Another reader writes:

It is incredible to me that he, like so many do, suggests that the only resolution to badly performing teachers is to get rid of them. Other professionals are not treated this way. Corporations spend enormous amounts on training (for all of their staff) and performance improvement programs (for under-performers), because it is more efficient than firing and hiring. If you fire and hire, you're quite likely to end up with someone just as under-performing as the person you just let go. Why is it better to do it differently for teachers, apart from the opportunity for self-righteous grand-standing against unions?

My experience of the private sector is that poor performers are fired rather than retrained. And it is uncontestable that if we look at the contract provisions that restrict principal decisionmaking, public employees are exceptional in being more difficult to fire than their private sector and non-union counterparts.
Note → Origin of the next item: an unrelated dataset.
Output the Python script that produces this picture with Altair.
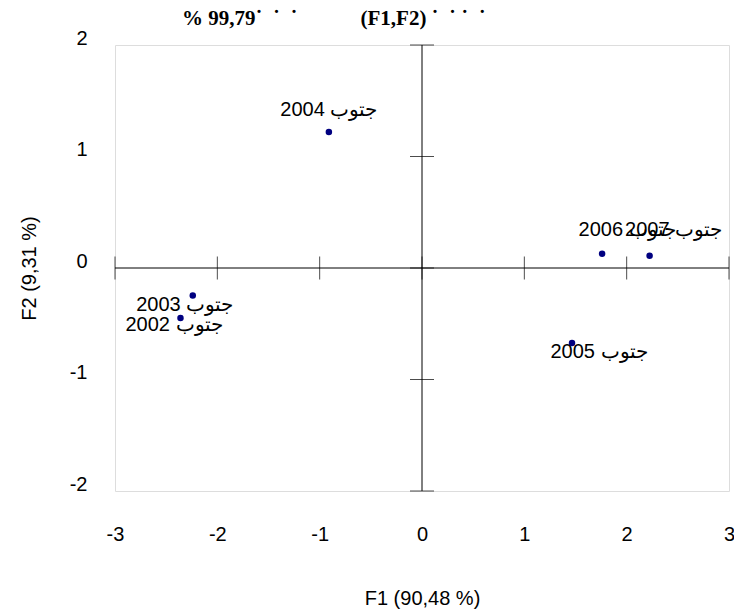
import altair as alt
import pandas as pd

# ---- data ----
years = ["2002", "2003", "2004", "2005", "2006", "2007"]
f1 = [-2.36, -2.24, -0.91, 1.466, 1.76, 2.224]
f2 = [-0.448, -0.246, 1.22, -0.673, 0.128, 0.110]
names = ["جتوب " + y for y in years]

x_ticks = [-3, -2, -1, 0, 1, 2, 3]
y_ticks = [-2, -1, 0, 1, 2]

x_title = "F1 (90,48 %)"
y_title = "F2 (9,31 %)"
NB = "\u00a0"
title_text = ("% 99,79˙" + NB * 2 + "˙" + NB * 2 + "˙" + NB * 12 +
              "(F1,F2)" + NB + "˙" + NB * 2 + "˙" + NB + "˙" + NB * 2 + "˙")

# label placement (pixel offsets from each point), style only
label_offsets = {
    "2002": (-6.5, 6.7),
    "2003": (-8, 9.3),
    "2004": (0, -21.6),
    "2005": (27, 8.7),
    "2006": (25, -23.5),
    "2007": (24, -25.5),
}

df = pd.DataFrame({"year": years, "F1": f1, "F2": f2, "name": names})
xt = pd.DataFrame({"v": x_ticks})
yt = pd.DataFrame({"v": y_ticks})

FONT = "Liberation Sans"
xscale = alt.Scale(domain=[-3, 3], nice=False, zero=False)
yscale = alt.Scale(domain=[-2, 2], nice=False, zero=False)
LBL = "datum.value + ''"

base = alt.Chart(df)

points = base.mark_circle(size=42, color="#000080", opacity=1).encode(
    x=alt.X("F1:Q", scale=xscale,
            axis=alt.Axis(values=x_ticks, title=x_title, domain=False, ticks=False,
                          grid=False, labelFont=FONT, labelFontSize=20, labelExpr=LBL,
                          labelColor="#000", labelPadding=33, labelFlush=False,
                          titleFont=FONT, titleFontSize=20, titleFontWeight="normal",
                          titleColor="#000", titleY=107, titleBaseline="middle")),
    y=alt.Y("F2:Q", scale=yscale,
            axis=alt.Axis(values=y_ticks, title=y_title, domain=False, ticks=False,
                          grid=False, labelFont=FONT, labelFontSize=20, labelExpr=LBL,
                          labelColor="#000", labelPadding=28, labelOffset=-7,
                          labelFlush=False,
                          titleFont=FONT, titleFontSize=20, titleFontWeight="normal",
                          titleColor="#000", titleX=-86, titleY=223,
                          titleBaseline="middle", titleAlign="center")),
)

vrule = alt.Chart(pd.DataFrame({"v": [0]})).mark_rule(color="#000", strokeWidth=1).encode(
    x=alt.X("v:Q", scale=xscale))
hrule = alt.Chart(pd.DataFrame({"v": [0]})).mark_rule(color="#000", strokeWidth=1).encode(
    y=alt.Y("v:Q", scale=yscale))

xticks_m = alt.Chart(xt).mark_tick(orient="vertical", size=23, thickness=1, color="#000").encode(
    x=alt.X("v:Q", scale=xscale), y=alt.datum(0, scale=yscale))
yticks_m = alt.Chart(yt).mark_tick(orient="horizontal", size=24, thickness=1, color="#000").encode(
    y=alt.Y("v:Q", scale=yscale), x=alt.datum(0, scale=xscale))

labels = []
for yr, (dx, dy) in label_offsets.items():
    labels.append(
        base.transform_filter(alt.datum.year == yr)
        .mark_text(font=FONT, fontSize=20, color="#000", dx=dx, dy=dy,
                   align="center", baseline="middle")
        .encode(x=alt.X("F1:Q", scale=xscale), y=alt.Y("F2:Q", scale=yscale), text="name:N")
    )

title_mark = alt.Chart(pd.DataFrame({"t": [title_text]})).mark_text(
    font="Liberation Serif", fontSize=21, fontWeight="bold", color="#000",
    align="left", baseline="alphabetic", clip=False
).encode(x=alt.value(67), y=alt.value(-20.5), text="t:N")

chart = alt.layer(vrule, hrule, xticks_m, yticks_m, points, *labels, title_mark).properties(
    width=614, height=446,
    padding={"left": 115, "top": 45, "right": 5, "bottom": 122},
    autosize=alt.AutoSizeParams(type="none"),
).configure_view(stroke="#808080", strokeWidth=1).configure(background="white")

chart.save("out.html", embed_options={"renderer": "svg", "actions": False})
I'd say this to the readers who disagree with me. Imagine that you are hiring a babysitter to watch your children for a few hours each afternoon, or a tutor to help them with homework, or even someone to teach you guitar or French. (Beautiful language! Very useful to know if you're traveling in Africa.) I'd be right if I told you, "There isn't any way to accurately gauge the performance of a babysitter. A tutor might not have helped your kid pass their math test, but perhaps it's the fault of the child. As for your French teacher, I know she made a pass at you, but if you gave her a written warning she might not do it again."

In these examples, surely you see how burdensome restrictions about who you could hire, and whether you could fire them, would make it radically more difficult for you to settle upon the right person for the job?